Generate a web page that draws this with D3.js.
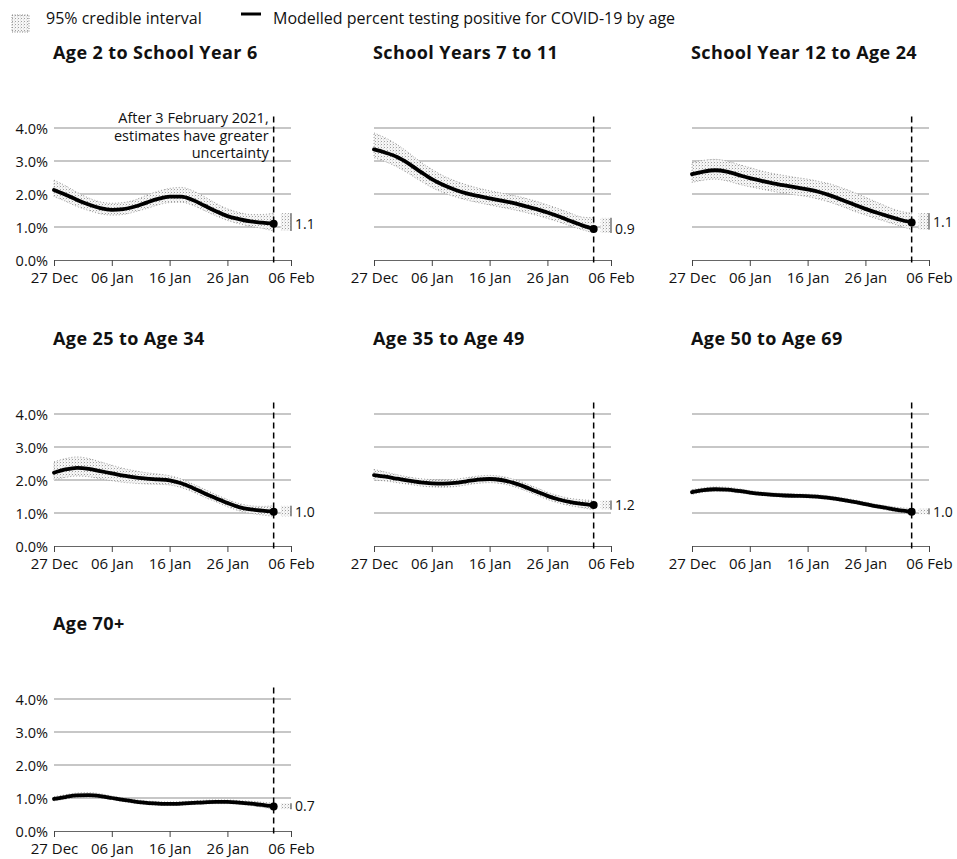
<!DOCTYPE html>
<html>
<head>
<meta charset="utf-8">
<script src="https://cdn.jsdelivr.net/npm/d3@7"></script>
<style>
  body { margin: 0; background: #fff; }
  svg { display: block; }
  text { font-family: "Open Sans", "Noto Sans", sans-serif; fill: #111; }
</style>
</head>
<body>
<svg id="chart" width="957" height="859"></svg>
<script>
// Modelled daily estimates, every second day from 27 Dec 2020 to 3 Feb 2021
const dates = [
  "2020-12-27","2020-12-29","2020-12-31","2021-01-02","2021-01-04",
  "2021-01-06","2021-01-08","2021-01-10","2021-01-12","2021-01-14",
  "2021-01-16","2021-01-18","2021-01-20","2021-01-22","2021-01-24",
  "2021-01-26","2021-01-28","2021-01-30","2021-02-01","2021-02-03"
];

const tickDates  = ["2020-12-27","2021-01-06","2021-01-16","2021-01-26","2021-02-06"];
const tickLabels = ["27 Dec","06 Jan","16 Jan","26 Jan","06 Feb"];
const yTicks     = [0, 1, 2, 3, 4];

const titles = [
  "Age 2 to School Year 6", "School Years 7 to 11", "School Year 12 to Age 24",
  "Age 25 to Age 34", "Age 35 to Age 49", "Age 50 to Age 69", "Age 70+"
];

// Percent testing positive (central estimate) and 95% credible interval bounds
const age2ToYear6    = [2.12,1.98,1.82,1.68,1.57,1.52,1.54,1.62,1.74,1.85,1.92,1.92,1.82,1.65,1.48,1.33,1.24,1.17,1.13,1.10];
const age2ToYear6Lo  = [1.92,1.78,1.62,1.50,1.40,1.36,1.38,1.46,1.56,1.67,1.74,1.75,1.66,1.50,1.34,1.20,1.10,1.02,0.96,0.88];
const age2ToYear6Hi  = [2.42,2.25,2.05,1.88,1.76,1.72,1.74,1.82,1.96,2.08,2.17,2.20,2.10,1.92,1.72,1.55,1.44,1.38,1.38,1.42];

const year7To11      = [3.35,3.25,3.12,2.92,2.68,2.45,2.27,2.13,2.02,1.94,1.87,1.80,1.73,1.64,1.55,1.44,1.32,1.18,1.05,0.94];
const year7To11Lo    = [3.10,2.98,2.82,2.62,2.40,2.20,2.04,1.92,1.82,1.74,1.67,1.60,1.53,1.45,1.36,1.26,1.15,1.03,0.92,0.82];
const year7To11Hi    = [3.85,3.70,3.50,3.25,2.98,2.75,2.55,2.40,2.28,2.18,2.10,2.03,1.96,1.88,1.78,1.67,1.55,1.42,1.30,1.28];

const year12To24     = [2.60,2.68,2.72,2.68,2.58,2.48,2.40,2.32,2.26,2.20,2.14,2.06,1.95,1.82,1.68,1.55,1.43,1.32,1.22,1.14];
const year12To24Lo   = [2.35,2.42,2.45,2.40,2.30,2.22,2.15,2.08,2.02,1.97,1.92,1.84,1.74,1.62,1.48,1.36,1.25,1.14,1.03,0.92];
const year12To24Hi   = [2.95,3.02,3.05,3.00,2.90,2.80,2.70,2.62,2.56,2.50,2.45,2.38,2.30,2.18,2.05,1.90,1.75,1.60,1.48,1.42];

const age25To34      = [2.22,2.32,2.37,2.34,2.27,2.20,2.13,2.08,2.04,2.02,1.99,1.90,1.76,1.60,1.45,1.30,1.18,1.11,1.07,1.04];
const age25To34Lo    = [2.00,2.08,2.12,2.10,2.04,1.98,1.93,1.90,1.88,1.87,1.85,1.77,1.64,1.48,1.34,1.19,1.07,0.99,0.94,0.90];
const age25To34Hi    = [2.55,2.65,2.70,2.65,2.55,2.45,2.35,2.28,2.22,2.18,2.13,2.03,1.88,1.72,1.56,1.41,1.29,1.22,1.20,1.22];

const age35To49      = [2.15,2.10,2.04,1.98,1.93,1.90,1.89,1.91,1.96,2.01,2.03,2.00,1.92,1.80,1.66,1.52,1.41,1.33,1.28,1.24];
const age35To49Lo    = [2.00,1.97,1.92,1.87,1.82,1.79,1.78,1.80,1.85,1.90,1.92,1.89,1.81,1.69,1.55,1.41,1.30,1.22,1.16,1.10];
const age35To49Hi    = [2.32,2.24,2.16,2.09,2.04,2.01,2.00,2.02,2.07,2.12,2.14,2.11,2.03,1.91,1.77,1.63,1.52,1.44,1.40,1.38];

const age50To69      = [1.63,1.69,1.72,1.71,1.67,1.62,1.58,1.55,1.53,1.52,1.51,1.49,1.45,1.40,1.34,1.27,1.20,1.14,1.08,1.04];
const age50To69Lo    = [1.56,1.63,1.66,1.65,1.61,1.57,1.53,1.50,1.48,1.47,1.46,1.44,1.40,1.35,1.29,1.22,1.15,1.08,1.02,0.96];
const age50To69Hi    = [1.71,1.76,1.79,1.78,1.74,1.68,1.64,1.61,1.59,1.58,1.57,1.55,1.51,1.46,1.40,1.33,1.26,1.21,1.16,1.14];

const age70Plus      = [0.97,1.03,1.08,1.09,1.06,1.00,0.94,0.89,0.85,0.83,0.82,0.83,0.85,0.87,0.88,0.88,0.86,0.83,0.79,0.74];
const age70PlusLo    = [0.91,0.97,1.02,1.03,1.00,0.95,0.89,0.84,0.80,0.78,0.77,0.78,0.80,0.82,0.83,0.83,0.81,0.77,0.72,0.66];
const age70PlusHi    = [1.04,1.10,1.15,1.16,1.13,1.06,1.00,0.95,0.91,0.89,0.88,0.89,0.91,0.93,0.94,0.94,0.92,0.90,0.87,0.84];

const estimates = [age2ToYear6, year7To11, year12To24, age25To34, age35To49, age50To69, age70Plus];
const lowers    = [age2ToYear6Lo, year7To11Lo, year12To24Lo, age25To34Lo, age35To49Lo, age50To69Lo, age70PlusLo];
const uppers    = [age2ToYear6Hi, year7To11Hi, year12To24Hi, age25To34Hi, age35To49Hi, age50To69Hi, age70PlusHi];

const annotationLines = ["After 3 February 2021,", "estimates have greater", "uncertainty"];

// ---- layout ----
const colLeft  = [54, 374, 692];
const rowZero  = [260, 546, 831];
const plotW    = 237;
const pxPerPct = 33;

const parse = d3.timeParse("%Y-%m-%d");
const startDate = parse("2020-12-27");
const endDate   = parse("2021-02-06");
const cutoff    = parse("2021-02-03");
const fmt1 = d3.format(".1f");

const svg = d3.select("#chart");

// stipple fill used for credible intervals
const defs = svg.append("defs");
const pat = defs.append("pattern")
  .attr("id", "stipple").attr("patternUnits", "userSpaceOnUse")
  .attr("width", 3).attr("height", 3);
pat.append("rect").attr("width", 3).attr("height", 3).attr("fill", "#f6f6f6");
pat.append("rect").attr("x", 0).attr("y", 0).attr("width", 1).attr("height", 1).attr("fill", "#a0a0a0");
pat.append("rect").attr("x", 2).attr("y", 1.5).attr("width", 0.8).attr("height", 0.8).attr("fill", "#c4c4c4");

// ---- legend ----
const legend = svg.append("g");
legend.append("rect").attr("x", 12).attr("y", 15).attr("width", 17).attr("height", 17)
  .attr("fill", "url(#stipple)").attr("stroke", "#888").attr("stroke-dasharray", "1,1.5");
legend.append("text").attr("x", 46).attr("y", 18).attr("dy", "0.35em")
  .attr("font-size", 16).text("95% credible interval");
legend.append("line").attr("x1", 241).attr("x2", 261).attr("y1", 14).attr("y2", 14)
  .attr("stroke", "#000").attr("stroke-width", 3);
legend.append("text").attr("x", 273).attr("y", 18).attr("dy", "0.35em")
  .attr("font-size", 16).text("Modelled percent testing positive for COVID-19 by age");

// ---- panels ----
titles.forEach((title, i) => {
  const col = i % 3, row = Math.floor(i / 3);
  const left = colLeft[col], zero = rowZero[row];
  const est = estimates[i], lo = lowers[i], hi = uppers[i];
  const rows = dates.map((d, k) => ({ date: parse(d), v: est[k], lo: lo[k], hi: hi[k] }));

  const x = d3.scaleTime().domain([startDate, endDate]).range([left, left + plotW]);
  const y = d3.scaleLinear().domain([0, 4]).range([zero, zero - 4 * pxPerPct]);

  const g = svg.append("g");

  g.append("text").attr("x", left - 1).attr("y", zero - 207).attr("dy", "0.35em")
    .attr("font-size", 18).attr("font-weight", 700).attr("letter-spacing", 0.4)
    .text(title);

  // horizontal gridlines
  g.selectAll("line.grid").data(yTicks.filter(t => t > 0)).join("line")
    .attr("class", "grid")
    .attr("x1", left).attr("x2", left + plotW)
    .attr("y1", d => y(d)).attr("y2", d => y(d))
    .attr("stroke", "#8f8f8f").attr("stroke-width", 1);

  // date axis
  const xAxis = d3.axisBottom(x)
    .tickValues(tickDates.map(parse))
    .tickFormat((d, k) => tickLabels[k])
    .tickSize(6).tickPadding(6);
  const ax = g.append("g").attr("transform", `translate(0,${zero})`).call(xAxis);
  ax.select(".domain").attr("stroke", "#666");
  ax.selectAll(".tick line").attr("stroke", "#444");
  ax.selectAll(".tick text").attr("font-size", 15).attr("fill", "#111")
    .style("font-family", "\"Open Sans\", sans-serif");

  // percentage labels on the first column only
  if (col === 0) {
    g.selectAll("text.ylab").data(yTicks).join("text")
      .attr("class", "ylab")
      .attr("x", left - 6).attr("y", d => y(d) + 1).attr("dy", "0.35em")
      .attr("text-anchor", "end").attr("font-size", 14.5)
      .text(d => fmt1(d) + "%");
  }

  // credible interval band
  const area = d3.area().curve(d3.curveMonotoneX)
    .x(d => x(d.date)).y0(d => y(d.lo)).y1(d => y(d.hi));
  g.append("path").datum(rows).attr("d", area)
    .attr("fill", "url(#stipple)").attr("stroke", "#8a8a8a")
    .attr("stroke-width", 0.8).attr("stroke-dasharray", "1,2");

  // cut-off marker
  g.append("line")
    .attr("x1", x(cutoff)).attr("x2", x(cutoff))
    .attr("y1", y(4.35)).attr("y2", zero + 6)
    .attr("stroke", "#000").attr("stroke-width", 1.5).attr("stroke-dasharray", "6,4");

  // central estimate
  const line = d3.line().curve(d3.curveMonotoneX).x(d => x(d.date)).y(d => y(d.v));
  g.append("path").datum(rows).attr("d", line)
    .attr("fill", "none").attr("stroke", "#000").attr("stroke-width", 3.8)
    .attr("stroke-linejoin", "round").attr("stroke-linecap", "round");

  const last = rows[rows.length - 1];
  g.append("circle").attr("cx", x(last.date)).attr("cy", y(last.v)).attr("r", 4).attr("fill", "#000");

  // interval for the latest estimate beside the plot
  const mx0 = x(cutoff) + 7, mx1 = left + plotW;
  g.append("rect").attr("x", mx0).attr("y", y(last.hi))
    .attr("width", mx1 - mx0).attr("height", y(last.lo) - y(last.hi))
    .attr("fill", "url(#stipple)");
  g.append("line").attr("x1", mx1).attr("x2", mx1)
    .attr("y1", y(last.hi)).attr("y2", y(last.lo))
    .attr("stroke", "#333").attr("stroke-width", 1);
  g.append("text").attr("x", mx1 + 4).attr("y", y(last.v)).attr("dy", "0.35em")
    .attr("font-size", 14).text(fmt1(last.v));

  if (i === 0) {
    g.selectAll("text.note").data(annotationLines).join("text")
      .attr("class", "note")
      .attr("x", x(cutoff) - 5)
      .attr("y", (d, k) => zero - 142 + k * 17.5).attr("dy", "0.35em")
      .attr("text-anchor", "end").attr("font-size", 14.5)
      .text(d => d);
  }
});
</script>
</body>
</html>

- - - - -

● **AIM**:
Repeat the listing above from its first line through the line that contains "[0, 1, 2, 3, 4];", both included, and nothing more. Drop the pictures.

● **EXERCISE OUTPUT**:
Generate a web page that draws this with D3.js.
<!DOCTYPE html>
<html>
<head>
<meta charset="utf-8">
<script src="https://cdn.jsdelivr.net/npm/d3@7"></script>
<style>
  body { margin: 0; background: #fff; }
  svg { display: block; }
  text { font-family: "Open Sans", "Noto Sans", sans-serif; fill: #111; }
</style>
</head>
<body>
<svg id="chart" width="957" height="859"></svg>
<script>
// Modelled daily estimates, every second day from 27 Dec 2020 to 3 Feb 2021
const dates = [
  "2020-12-27","2020-12-29","2020-12-31","2021-01-02","2021-01-04",
  "2021-01-06","2021-01-08","2021-01-10","2021-01-12","2021-01-14",
  "2021-01-16","2021-01-18","2021-01-20","2021-01-22","2021-01-24",
  "2021-01-26","2021-01-28","2021-01-30","2021-02-01","2021-02-03"
];

const tickDates  = ["2020-12-27","2021-01-06","2021-01-16","2021-01-26","2021-02-06"];
const tickLabels = ["27 Dec","06 Jan","16 Jan","26 Jan","06 Feb"];
const yTicks     = [0, 1, 2, 3, 4];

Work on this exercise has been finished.